Members of the tribe had been acting as extras on Coppola’s opus and The Godfather director used their cultural beliefs to brutally visualise one of the film’s major themes.

Apocalypse Now is one of the best-known Vietnam anti-war films of the 1970s, starring Dennis Hopper, Robert Duvall and a young Laurence Fishburne.

It tells the story of Captain Willard, played by Sheen, and his secret mission to the heart of the Cambodian jungle to kill a brilliant soldier who has gone insane.

The British Board of Film Classification (BBFC) have released files from the archives and argued in favour of Coppola because the ‘powerful sequence is central to the ending.’

However, it raised problems and speculation that the animal was treated cruelly and killed in an inhumane way, which would set the film-makers on a path through a legal minefield.

The Cinematograph Films (Animals) Act 1937 was passed in response to widespread public concern of animals in the movies, particularly westerns and biblical epics.

It was designed to prevent animals being used as live and disposable props, so the footage of a bull being mercilessly hacked to death, like Kurtz, caused concern.

The RSPCA wrote to then director of the BBFC James Ferman raising concern over the manner in which the bull was killed.

The graphic scene intertwined with a brutal, but shadowy, human murder makes for powerful and disturbing viewing.

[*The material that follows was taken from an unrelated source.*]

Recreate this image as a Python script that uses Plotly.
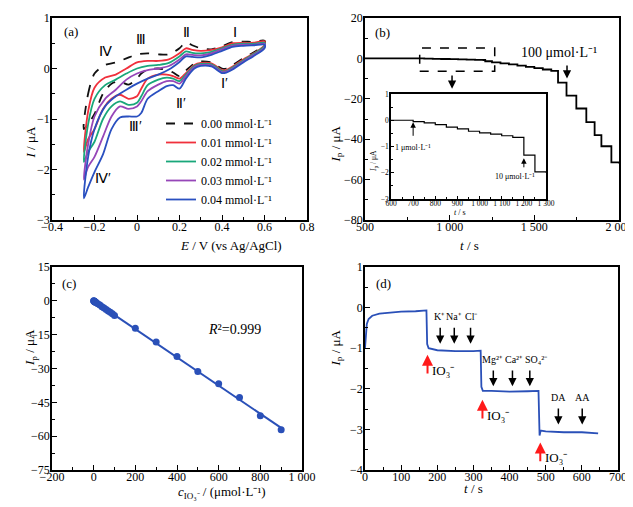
import plotly.graph_objects as go
import numpy as np

FONT = "Liberation Serif, Times New Roman, Times, serif"
TS = " "  # thousands separator used in tick labels

# ---------------- Panel (a): CV curves ----------------
E_up = [-0.25, -0.23, -0.2, -0.15, -0.1, -0.05, 0.0, 0.05, 0.1, 0.15, 0.2, 0.23, 0.26, 0.3, 0.35, 0.4, 0.45, 0.5, 0.55, 0.6]
E_down = [0.6, 0.55, 0.5, 0.45, 0.42, 0.4, 0.35, 0.3, 0.27, 0.23, 0.2, 0.17, 0.14, 0.1, 0.05, 0.02, 0.0, -0.04, -0.08, -0.12, -0.16, -0.2, -0.23, -0.25]

cv_labels = ["0.00 mmol·L⁻¹", "0.01 mmol·L⁻¹", "0.02 mmol·L⁻¹", "0.03 mmol·L⁻¹", "0.04 mmol·L⁻¹"]
cv_colors = ["#111111", "#f0303c", "#19a77a", "#9646b8", "#2a50c0"]

I_up_000 = [-1.2, -0.5, -0.1, 0.07, 0.12, 0.2, 0.28, 0.3, 0.28, 0.28, 0.4, 0.52, 0.46, 0.4, 0.38, 0.44, 0.52, 0.53, 0.53, 0.55]
I_dn_000 = [0.47, 0.32, 0.2, 0.07, 0.0, 0.0, 0.12, 0.14, 0.1, -0.04, -0.15, -0.08, -0.03, 0.0, -0.02, -0.1, -0.2, -0.32, -0.26, -0.3, -0.5, -0.9, -1.1, -1.2]
I_up_001 = [-1.65, -0.85, -0.38, -0.18, -0.12, 0.0, 0.12, 0.15, 0.15, 0.18, 0.3, 0.4, 0.37, 0.35, 0.37, 0.42, 0.5, 0.51, 0.51, 0.54]
I_dn_001 = [0.46, 0.3, 0.18, 0.04, -0.03, -0.03, 0.1, 0.11, 0.07, -0.09, -0.2, -0.15, -0.12, -0.12, -0.2, -0.4, -0.55, -0.6, -0.52, -0.6, -0.8, -1.2, -1.4, -1.65]
I_up_002 = [-1.85, -1.1, -0.6, -0.33, -0.22, -0.1, 0.0, 0.05, 0.07, 0.11, 0.24, 0.34, 0.31, 0.3, 0.33, 0.4, 0.47, 0.49, 0.49, 0.51]
I_dn_002 = [0.44, 0.29, 0.16, 0.02, -0.05, -0.05, 0.08, 0.09, 0.05, -0.12, -0.25, -0.2, -0.18, -0.22, -0.33, -0.55, -0.68, -0.72, -0.65, -0.75, -1.0, -1.45, -1.65, -1.85]
I_up_003 = [-2.2, -1.5, -0.95, -0.6, -0.42, -0.22, -0.1, -0.03, 0.0, 0.05, 0.18, 0.28, 0.27, 0.26, 0.3, 0.38, 0.45, 0.47, 0.47, 0.49]
I_dn_003 = [0.42, 0.27, 0.14, 0.0, -0.06, -0.07, 0.06, 0.07, 0.03, -0.15, -0.3, -0.25, -0.25, -0.32, -0.45, -0.65, -0.75, -0.8, -0.75, -0.95, -1.35, -1.75, -1.95, -2.2]
I_up_004 = [-2.57, -1.75, -1.2, -0.75, -0.55, -0.42, -0.3, -0.2, -0.12, -0.02, 0.13, 0.24, 0.23, 0.22, 0.27, 0.35, 0.43, 0.45, 0.46, 0.47]
I_dn_004 = [0.4, 0.25, 0.12, -0.02, -0.08, -0.09, 0.04, 0.05, 0.0, -0.2, -0.4, -0.33, -0.35, -0.45, -0.6, -0.88, -0.95, -0.95, -0.97, -1.2, -1.7, -2.05, -2.35, -2.57]

cv_up = [I_up_000, I_up_001, I_up_002, I_up_003, I_up_004]
cv_dn = [I_dn_000, I_dn_001, I_dn_002, I_dn_003, I_dn_004]

# ---------------- Panel (b): amperometric i-t ----------------
t_b = [500, 820, 850, 900, 950, 1000, 1050, 1100, 1150, 1200, 1210, 1250, 1300, 1350, 1400, 1450, 1500, 1550, 1600,
       1640, 1690, 1748, 1807, 1856, 1896, 1955, 2000]
I_b = [0.0, 0.0, -0.1, -0.2, -0.3, -0.4, -0.5, -0.6, -0.7, -0.8, -1.4, -2.0, -2.5, -3.0, -3.6, -4.2, -4.8, -5.5, -6.2,
       -12.0, -18.4, -24.8, -31.5, -38.0, -43.5, -51.5, -52.0]
b_xticks = [500, 1000, 1500, 2000]
b_xticktext = ["500", "1" + TS + "000", "1" + TS + "500", "2" + TS + "000"]

# inset
t_in = [600, 700, 750, 800, 850, 900, 950, 1000, 1050, 1100, 1150, 1200, 1250, 1300]
I_in = [0.0, -0.05, -0.1, -0.17, -0.26, -0.33, -0.42, -0.48, -0.53, -0.59, -0.65, -1.33, -1.97, -2.0]
in_xticks = [600, 700, 800, 900, 1000, 1100, 1200, 1300]
in_xticktext = ["600", "700", "800", "900", "1" + TS + "000", "1" + TS + "100", "1" + TS + "200", "1" + TS + "300"]

# ---------------- Panel (c): calibration ----------------
c_conc = [1, 2, 3, 4, 5, 6, 7, 8, 9, 10, 20, 30, 40, 50, 60, 70, 80, 90, 100,
          200, 300, 400, 500, 600, 700, 800, 900]
c_Ip = [-0.08, -0.15, -0.2, -0.27, -0.33, -0.4, -0.47, -0.53, -0.6, -0.65, -1.3, -1.9, -2.6, -3.2, -3.8, -4.5, -5.1, -5.7, -6.5,
        -12.1, -18.3, -24.7, -31.3, -36.8, -42.9, -51.0, -57.1]
c_xticks = [-200, 0, 200, 400, 600, 800, 1000]
c_xticktext = ["−200", "0", "200", "400", "600", "800", "1" + TS + "000"]

# ---------------- Panel (d): interference ----------------
t_d = [0, 2, 5, 10, 20, 40, 70, 100, 140, 170, 172, 176, 200, 250, 300, 320, 322, 326, 350, 400, 450, 480, 483, 486,
       500, 550, 600, 645]
I_d = [-1.0, -0.6, -0.4, -0.28, -0.2, -0.15, -0.12, -0.1, -0.09, -0.07, -0.9, -1.0, -1.05, -1.07, -1.07, -1.06, -1.95,
       -2.05, -2.05, -2.07, -2.06, -2.05, -3.15, -3.03, -3.05, -3.07, -3.07, -3.1]

interf_labels = ["K⁺", "Na⁺", "Cl⁻", "Mg²⁺", "Ca²⁺", "SO₄²⁻", "DA", "AA"]
interf_t = [208, 247, 292, 355, 408, 456, 535, 601]
interf_level = [-0.46, -0.46, -0.46, -1.51, -1.51, -1.51, -2.45, -2.45]
interf_text_t = [206, 247, 296, 353, 413, 474, 535, 601]
io3_t = [173, 325, 485]
io3_level = [-1.16, -2.27, -3.32]

BLUE = "#2a50b8"

fig = go.Figure()

for lab, col, up, dn in zip(cv_labels, cv_colors, cv_up, cv_dn):
    fig.add_trace(go.Scatter(
        x=E_up + E_down, y=up + dn, mode="lines", name=lab,
        line=dict(color=col, width=1.8, dash="dash" if col == "#111111" else "solid", shape="spline", smoothing=0.8),
        xaxis="x", yaxis="y", showlegend=True))

fig.add_trace(go.Scatter(x=t_b, y=I_b, mode="lines", line=dict(color="black", width=1.8, shape="hv"),
                         xaxis="x2", yaxis="y2", showlegend=False))
fig.add_trace(go.Scatter(x=t_in, y=I_in, mode="lines", line=dict(color="black", width=1.2, shape="hv"),
                         xaxis="x5", yaxis="y5", showlegend=False))

slope, icpt = np.polyfit(c_conc, c_Ip, 1)
fit_x = [0, max(c_conc)]
fig.add_trace(go.Scatter(x=fit_x, y=[icpt + slope * v for v in fit_x], mode="lines",
                         line=dict(color=BLUE, width=2), xaxis="x3", yaxis="y3", showlegend=False))
fig.add_trace(go.Scatter(x=[0] + c_conc, y=[0] + c_Ip, mode="markers",
                         marker=dict(color=BLUE, size=7), xaxis="x3", yaxis="y3", showlegend=False))

fig.add_trace(go.Scatter(x=t_d, y=I_d, mode="lines", line=dict(color=BLUE, width=1.8),
                         xaxis="x4", yaxis="y4", showlegend=False))


def axis(rng, dtick, mdtick, domain, anchor, size=12, tlen=5, xax=True, standoff=None, tickvals=None, ticktext=None):
    d = dict(range=rng, tick0=rng[0], dtick=dtick, ticks="inside", ticklen=tlen, tickwidth=1.2, tickcolor="black",
             minor=dict(tick0=rng[0], dtick=mdtick, ticks="inside", ticklen=tlen * 0.6, tickcolor="black"),
             showline=True, linecolor="black", linewidth=1.6, mirror=True, showgrid=False, zeroline=False,
             domain=domain, anchor=anchor, automargin=False, tickangle=0,
             tickfont=dict(family=FONT, size=size, color="black"))
    if standoff is None:
        standoff = -5 if xax else -2
    d["ticklabelstandoff"] = standoff
    if tickvals is not None:
        d.update(tickmode="array", tickvals=tickvals, ticktext=ticktext)
    return d


XA = [44 / 633, 299 / 633]
XB = [357 / 633, 611 / 633]
XC = [44 / 633, 294 / 633]
XD = [357 / 633, 610 / 633]
YTOP = [1 - 212 / 507, 1 - 10 / 507]
YBOT = [1 - 462 / 507, 1 - 259 / 507]

fig.update_layout(
    width=633, height=507, autosize=False,
    margin=dict(l=0, r=0, t=0, b=0),
    paper_bgcolor="white", plot_bgcolor="white",
    font=dict(family=FONT, size=13, color="black"),
    xaxis=axis([-0.4, 0.8], 0.2, 0.1, XA, "y"),
    yaxis=axis([-3, 1], 1, 0.5, YTOP, "x", xax=False),
    xaxis2=axis([500, 2000], 500, 250, XB, "y2", tickvals=b_xticks, ticktext=b_xticktext),
    yaxis2=axis([-80, 20], 20, 10, YTOP, "x2", xax=False),
    xaxis3=axis([-200, 1000], 200, 100, XC, "y3", tickvals=c_xticks, ticktext=c_xticktext),
    yaxis3=axis([-75, 15], 15, 7.5, YBOT, "x3", xax=False),
    xaxis4=axis([0, 700], 100, 50, XD, "y4"),
    yaxis4=axis([-4, 1], 1, 0.5, YBOT, "x4", xax=False),
    xaxis5=axis([600, 1300], 100, 50, [383 / 633, 538 / 633], "y5", size=7.5, tlen=3, standoff=-4,
                tickvals=in_xticks, ticktext=in_xticktext),
    yaxis5=axis([-3, 1], 1, 0.5, [1 - 191 / 507, 1 - 86 / 507], "x5", size=7.5, tlen=3, xax=False, standoff=-1),
    legend=dict(x=153 / 633, y=1 - 101 / 507, xanchor="left", yanchor="top", bgcolor="rgba(0,0,0,0)",
                font=dict(family=FONT, size=12), tracegroupgap=0, itemwidth=30),
)

ann = []


def txt(x, y, s, size=13, angle=0):
    ann.append(dict(x=x, y=y, text=s, showarrow=False, xref="paper", yref="paper",
                    font=dict(family=FONT, size=size, color="black"), textangle=angle))


def label(x, y, s, ref, size=13, **kw):
    d = dict(x=x, y=y, xref="x" + ref, yref="y" + ref, text=s, showarrow=False,
             font=dict(family=FONT, size=size, color="black"))
    d.update(kw)
    ann.append(d)


def arrow(x, y0, y1, ref, color="black", width=1.5):
    ann.append(dict(x=x, y=y1, ax=x, ay=y0, xref="x" + ref, yref="y" + ref, axref="x" + ref, ayref="y" + ref,
                    text="", showarrow=True, arrowhead=2, arrowsize=1.1, arrowwidth=width, arrowcolor=color))


# axis titles
txt(170 / 633, 1 - 238 / 507, "<i>E</i> / V (vs Ag/AgCl)")
txt(12 / 633, 1 - 117 / 507, "<i>I</i> / μA", angle=-90)
txt(473 / 633, 1 - 238 / 507, "<i>t</i> / s")
txt(328 / 633, 1 - 115 / 507, "<i>I</i><sub>p</sub> / μA", angle=-90)
txt(168 / 633, 1 - 495 / 507, "<i>c</i><sub>IO₃⁻</sub> / (μmol·L⁻¹)")
txt(12 / 633, 1 - 360 / 507, "<i>I</i><sub>p</sub> / μA", angle=-90)
txt(477 / 633, 1 - 490 / 507, "<i>t</i> / s")
txt(328 / 633, 1 - 360 / 507, "<i>I</i><sub>p</sub> / μA", angle=-90)
txt(460 / 633, 1 - 204 / 507, "<i>t</i> / s", size=8)
txt(366 / 633, 1 - 140 / 507, "<i>I</i><sub>p</sub> / μA", size=7.5, angle=-90)

# panel (a)
label(-0.31, 0.74, "(a)", "")
for s, x, y in [("Ⅳ", -0.15, 0.34), ("Ⅲ", 0.017, 0.57), ("Ⅱ", 0.232, 0.72), ("Ⅰ", 0.46, 0.72),
                ("Ⅰ′", 0.413, -0.29), ("Ⅱ′", 0.209, -0.69), ("Ⅲ′", -0.006, -1.15), ("Ⅳ′", -0.16, -2.17)]:
    label(x, y, s, "", size=14)

# panel (b)
label(606, 12.8, "(b)", "2")
label(1643, 3, "100 μmol·L⁻¹", "2", size=14)
arrow(1693, -2.8, -10, "2")
arrow(1014, -7.7, -15, "2")
label(700, -1.05, "1 μmol·L⁻¹", "5", size=8)
arrow(700, -0.65, -0.08, "5", width=1)
label(1160, -2.15, "10 μmol·L⁻¹", "5", size=8)
arrow(1200, -1.85, -1.45, "5", width=1)

# panel (c)
label(-117, 7.9, "(c)", "3")
label(676, -12.5, "<i>R</i>²=0.999", "3", size=14)

# panel (d)
label(50, 0.6, "(d)", "4")
for lab, t, tt, lev in zip(interf_labels, interf_t, interf_text_t, interf_level):
    arrow(t, lev, lev - 0.43, "4")
    label(tt, lev + 0.23, lab, "4", size=10)
for t, lev in zip(io3_t, io3_level):
    arrow(t, lev - 0.5, lev, "4", color="#ff1a1a", width=2)
    label(t + 8, lev - 0.38, "IO₃⁻", "4", size=13, xanchor="left")

fig.update_layout(annotations=ann)

fig.add_shape(type="rect", x0=823, x1=1266, y0=-6.4, y1=5.1, xref="x2", yref="y2",
              line=dict(color="black", width=1.5, dash="dash"), fillcolor="rgba(0,0,0,0)")

fig.write_html("out.html")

According to the BBFC files the chief censor argued the event ‘appeared to be an actual ritual slaughter… not orchestrated solely for the purposes of the film.’

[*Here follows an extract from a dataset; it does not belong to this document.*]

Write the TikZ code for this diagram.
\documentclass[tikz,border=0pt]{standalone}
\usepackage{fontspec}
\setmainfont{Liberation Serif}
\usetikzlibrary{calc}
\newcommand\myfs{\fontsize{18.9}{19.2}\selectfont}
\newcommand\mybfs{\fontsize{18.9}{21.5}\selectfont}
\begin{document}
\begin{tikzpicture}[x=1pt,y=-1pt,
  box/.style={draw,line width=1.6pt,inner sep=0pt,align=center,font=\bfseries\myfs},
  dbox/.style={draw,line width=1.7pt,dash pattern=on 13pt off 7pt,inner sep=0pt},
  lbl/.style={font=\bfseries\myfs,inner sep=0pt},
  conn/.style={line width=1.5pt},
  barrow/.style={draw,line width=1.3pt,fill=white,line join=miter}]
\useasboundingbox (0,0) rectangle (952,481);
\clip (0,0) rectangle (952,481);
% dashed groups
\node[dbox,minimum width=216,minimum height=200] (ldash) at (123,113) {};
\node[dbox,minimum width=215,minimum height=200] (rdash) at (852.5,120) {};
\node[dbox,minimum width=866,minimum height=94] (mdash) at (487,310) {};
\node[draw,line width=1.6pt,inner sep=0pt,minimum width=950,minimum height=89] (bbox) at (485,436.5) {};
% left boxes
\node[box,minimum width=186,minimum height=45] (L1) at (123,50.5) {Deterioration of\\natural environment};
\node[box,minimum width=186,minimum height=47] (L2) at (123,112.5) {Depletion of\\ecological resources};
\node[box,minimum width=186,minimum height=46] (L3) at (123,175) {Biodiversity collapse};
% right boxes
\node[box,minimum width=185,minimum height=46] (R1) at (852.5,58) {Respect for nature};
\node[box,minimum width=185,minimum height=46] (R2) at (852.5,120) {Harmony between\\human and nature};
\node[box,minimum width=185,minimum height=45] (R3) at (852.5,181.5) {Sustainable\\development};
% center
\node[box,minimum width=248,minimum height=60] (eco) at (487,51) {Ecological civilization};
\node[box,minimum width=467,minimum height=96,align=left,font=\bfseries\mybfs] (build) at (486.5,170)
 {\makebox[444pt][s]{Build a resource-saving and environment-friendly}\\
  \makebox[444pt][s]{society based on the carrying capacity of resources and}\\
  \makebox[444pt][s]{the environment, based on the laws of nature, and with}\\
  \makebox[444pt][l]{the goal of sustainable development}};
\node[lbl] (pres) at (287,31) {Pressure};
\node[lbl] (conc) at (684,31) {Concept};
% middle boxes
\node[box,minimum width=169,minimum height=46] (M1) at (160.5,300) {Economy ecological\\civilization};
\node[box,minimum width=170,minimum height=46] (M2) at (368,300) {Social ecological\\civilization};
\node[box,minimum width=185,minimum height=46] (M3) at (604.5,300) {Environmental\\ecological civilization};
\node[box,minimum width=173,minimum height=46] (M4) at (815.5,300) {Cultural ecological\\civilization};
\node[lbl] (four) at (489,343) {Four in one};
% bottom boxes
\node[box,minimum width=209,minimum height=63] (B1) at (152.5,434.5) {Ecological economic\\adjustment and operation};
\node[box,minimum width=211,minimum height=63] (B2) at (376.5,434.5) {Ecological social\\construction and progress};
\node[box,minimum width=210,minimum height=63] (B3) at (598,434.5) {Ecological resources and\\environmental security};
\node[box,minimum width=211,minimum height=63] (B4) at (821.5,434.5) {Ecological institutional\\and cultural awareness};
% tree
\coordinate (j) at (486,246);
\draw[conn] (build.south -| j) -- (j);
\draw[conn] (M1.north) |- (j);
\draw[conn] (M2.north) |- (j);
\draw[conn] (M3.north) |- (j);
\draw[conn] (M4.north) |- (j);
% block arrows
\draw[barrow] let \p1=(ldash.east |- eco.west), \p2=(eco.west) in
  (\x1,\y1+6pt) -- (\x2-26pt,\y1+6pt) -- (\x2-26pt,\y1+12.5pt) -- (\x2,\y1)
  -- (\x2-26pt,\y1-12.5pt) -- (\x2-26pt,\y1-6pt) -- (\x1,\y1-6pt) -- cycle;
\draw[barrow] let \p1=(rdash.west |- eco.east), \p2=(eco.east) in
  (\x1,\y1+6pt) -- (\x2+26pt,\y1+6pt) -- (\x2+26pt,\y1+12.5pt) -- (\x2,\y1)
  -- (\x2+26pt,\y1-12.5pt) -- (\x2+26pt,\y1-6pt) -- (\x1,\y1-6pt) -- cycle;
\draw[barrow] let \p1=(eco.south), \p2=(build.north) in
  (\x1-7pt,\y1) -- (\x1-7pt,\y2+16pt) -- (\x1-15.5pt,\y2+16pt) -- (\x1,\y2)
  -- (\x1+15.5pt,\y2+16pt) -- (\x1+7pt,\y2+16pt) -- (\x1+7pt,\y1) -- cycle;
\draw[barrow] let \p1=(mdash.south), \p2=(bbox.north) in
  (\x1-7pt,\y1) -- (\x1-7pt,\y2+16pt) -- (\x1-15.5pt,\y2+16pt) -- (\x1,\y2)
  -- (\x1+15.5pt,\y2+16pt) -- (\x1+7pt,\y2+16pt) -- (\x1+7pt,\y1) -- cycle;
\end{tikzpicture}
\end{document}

Ferman, an American who helmed the BBFC for 24 years before his death in 2002, insisted the slaughter did not “fall foul” of the Act.

The work was passed uncut with a 15 certificate.

A spokesperson from the BBFC said: “In the DVD release of the work Coppola took some pains to stress that he did not arrange for the animal to be slaughtered for the film.

“The sequence has attracted many complaints over the years and still attracts queries from the public.

“If the BBFC had felt compelled to remove the sequence then one of the most famous films in modern times would have changed profoundly.”

A spokesperson for the RSPCA said: “When we see something in films or on TV with the regard to the treatment of animals we raise our concerns with the authorities.”